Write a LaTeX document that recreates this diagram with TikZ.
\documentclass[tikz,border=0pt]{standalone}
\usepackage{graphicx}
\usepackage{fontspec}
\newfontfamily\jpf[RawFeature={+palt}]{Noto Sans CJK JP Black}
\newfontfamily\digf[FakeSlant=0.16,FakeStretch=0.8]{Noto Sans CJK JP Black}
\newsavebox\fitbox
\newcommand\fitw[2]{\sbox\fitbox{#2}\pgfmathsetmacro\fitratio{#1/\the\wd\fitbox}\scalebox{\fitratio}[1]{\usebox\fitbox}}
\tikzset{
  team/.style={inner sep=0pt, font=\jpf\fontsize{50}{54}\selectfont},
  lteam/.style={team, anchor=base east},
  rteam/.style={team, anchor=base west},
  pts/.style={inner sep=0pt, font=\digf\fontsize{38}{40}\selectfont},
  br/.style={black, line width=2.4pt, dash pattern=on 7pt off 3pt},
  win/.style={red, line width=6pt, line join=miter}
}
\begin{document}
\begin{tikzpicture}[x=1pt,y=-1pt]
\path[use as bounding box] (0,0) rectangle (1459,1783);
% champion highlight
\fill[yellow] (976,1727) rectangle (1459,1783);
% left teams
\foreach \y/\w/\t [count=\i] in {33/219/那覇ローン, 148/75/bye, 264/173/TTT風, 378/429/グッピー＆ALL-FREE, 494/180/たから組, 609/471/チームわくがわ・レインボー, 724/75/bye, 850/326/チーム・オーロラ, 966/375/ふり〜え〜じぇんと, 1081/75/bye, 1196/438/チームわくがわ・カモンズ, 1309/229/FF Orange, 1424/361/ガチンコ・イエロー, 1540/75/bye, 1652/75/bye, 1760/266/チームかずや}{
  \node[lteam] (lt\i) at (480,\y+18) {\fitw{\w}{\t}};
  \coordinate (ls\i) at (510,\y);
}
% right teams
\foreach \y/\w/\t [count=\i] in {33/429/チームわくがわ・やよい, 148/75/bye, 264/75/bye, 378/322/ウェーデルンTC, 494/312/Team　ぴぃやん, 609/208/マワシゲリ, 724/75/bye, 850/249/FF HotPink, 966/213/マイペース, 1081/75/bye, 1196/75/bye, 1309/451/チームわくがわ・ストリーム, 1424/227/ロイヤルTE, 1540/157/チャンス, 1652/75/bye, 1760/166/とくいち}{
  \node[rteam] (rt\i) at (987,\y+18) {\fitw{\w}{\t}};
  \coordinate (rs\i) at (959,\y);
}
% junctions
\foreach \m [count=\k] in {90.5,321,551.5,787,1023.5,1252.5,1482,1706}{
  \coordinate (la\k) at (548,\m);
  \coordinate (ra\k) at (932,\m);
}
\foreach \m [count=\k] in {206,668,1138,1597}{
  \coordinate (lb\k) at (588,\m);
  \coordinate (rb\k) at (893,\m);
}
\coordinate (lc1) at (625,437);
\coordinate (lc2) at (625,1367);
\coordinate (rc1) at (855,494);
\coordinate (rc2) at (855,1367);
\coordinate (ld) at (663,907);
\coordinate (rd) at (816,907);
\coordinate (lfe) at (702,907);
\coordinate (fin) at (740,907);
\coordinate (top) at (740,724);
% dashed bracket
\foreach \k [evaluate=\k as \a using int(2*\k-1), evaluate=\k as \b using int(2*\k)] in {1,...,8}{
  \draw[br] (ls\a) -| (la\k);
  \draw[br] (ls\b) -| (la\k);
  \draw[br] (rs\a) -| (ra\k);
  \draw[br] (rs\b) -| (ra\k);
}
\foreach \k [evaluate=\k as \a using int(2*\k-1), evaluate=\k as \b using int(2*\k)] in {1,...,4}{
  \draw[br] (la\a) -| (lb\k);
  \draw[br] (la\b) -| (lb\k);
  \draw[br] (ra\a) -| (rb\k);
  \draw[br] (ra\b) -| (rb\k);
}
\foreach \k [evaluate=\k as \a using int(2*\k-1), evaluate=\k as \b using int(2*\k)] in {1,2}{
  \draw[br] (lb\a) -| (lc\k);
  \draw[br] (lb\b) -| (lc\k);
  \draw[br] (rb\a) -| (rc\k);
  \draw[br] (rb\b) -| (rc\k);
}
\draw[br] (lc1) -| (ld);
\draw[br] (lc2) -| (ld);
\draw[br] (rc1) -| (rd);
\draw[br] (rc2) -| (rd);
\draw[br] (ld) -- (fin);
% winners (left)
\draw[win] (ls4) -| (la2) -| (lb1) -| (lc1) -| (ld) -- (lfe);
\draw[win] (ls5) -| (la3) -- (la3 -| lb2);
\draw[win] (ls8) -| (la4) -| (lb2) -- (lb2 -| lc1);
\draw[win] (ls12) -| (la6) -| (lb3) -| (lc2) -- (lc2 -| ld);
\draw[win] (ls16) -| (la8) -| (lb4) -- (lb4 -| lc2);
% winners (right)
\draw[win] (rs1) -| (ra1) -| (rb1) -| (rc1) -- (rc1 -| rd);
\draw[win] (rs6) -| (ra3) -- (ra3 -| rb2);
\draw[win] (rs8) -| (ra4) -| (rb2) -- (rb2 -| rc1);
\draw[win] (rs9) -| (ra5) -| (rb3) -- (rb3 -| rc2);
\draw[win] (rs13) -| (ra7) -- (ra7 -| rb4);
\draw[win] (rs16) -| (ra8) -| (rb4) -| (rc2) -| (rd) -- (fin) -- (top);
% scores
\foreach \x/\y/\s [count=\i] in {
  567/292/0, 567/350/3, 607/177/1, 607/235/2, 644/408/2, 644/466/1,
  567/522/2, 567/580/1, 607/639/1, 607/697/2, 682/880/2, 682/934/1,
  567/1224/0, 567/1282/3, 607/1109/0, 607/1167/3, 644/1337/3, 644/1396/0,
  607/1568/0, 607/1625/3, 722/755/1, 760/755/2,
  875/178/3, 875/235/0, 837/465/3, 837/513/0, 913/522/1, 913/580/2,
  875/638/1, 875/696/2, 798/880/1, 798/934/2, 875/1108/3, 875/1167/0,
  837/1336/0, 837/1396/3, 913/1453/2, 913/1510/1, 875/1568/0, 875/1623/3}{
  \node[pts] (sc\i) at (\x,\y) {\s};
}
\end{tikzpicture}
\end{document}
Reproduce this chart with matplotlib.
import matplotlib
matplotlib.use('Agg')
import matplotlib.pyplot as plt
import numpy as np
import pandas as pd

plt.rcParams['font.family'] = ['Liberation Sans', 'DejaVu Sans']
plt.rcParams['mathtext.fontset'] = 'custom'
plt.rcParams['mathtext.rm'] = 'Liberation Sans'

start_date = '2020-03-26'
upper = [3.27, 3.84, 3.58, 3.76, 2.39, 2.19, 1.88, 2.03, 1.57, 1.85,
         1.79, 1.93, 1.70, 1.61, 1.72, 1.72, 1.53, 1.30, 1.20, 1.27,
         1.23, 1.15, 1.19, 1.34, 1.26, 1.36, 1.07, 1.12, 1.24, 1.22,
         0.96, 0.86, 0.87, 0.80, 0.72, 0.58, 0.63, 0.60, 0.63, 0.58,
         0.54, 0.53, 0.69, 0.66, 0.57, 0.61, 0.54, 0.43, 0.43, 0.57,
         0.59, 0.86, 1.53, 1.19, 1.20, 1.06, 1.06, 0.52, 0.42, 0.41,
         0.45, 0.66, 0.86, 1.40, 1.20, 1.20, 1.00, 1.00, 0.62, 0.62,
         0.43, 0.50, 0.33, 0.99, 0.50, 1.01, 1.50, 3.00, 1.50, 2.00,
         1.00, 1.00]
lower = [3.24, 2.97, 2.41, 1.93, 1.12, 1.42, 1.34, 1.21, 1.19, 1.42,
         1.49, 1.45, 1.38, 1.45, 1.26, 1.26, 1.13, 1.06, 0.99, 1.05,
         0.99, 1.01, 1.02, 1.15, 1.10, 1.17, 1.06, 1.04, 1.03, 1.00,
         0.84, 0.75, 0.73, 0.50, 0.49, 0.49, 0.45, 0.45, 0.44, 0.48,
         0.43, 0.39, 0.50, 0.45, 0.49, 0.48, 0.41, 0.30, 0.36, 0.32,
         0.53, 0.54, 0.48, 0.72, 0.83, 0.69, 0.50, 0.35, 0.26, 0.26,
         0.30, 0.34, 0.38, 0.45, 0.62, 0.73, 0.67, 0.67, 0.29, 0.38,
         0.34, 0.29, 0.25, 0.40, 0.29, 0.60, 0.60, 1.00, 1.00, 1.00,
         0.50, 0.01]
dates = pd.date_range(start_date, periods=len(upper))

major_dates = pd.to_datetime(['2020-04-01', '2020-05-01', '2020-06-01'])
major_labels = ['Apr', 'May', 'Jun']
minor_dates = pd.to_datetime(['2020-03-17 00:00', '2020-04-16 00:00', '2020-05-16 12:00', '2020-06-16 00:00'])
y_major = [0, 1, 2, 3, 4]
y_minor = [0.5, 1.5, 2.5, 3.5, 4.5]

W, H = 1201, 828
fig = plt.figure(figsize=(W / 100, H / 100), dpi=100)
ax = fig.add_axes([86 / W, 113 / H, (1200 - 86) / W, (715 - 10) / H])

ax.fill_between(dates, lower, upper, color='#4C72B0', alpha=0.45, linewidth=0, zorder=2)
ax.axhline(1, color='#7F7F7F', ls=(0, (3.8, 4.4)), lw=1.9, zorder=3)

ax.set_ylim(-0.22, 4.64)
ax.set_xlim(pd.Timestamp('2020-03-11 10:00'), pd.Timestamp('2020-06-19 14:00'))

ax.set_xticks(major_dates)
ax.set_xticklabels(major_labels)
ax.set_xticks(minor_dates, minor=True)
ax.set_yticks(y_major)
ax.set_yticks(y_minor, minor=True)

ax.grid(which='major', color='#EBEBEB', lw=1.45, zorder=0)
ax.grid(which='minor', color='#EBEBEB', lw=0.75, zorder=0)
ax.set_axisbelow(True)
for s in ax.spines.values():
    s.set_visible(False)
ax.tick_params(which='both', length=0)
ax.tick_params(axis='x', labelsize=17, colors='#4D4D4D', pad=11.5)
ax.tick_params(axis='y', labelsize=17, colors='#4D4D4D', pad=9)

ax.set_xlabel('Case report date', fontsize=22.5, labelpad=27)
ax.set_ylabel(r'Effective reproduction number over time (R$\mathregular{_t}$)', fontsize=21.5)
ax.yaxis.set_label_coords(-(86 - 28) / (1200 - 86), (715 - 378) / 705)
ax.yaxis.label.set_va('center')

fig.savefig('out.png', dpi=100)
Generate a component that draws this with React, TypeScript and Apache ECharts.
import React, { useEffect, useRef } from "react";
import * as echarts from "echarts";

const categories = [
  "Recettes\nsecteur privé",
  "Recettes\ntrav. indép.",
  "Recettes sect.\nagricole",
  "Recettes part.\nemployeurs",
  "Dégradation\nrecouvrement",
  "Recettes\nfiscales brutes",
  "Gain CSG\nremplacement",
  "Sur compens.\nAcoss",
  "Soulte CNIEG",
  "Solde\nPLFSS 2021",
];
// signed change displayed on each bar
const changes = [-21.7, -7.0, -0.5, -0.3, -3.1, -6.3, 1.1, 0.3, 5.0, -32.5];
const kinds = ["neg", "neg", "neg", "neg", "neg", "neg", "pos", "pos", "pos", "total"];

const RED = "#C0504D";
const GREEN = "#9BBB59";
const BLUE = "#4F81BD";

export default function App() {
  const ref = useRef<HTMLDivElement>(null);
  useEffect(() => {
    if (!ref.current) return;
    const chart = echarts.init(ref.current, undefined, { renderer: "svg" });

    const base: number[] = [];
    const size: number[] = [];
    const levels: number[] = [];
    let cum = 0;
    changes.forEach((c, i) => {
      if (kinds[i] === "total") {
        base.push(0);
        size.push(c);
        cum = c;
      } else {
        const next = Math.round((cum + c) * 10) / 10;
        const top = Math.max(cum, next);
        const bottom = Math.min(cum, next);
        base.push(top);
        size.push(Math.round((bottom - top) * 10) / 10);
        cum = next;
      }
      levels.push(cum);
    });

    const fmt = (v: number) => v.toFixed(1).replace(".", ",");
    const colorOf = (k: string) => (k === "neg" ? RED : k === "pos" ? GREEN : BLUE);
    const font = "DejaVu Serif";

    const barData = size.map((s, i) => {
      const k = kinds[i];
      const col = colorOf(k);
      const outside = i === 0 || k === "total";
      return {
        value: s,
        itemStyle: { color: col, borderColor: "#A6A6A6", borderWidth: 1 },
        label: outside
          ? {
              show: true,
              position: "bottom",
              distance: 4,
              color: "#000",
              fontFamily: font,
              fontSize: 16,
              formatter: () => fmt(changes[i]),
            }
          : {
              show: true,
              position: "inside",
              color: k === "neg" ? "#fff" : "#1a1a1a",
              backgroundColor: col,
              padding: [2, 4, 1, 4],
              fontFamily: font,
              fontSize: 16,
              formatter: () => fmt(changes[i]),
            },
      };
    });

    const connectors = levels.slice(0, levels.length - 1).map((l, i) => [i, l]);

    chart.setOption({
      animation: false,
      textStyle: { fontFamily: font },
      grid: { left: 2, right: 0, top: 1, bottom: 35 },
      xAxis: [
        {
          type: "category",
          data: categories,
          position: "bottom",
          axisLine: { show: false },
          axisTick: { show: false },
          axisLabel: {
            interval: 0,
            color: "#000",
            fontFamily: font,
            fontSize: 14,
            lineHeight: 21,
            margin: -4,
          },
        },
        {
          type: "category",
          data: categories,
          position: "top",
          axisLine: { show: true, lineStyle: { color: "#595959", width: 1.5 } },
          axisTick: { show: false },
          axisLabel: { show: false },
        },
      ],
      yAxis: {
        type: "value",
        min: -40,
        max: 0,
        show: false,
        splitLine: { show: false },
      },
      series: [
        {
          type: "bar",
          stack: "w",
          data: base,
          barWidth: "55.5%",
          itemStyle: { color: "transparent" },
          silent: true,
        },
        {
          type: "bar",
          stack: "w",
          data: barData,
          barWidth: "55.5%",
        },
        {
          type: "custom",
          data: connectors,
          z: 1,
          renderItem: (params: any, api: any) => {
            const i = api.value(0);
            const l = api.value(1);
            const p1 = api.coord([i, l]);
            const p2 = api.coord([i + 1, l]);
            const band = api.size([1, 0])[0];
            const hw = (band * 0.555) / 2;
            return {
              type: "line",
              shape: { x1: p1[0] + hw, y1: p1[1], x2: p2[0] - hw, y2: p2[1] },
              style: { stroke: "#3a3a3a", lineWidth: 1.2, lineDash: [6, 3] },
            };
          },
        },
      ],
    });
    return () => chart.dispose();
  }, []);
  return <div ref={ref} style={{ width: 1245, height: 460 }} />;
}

- _Work to complete_
Return the exact lines from the line with "Generate a component" to the line with "import * as", inclusive of both, with nothing added.

- _Complete answer_
Generate a component that draws this with React, TypeScript and Apache ECharts.
import React, { useEffect, useRef } from "react";
import * as echarts from "echarts";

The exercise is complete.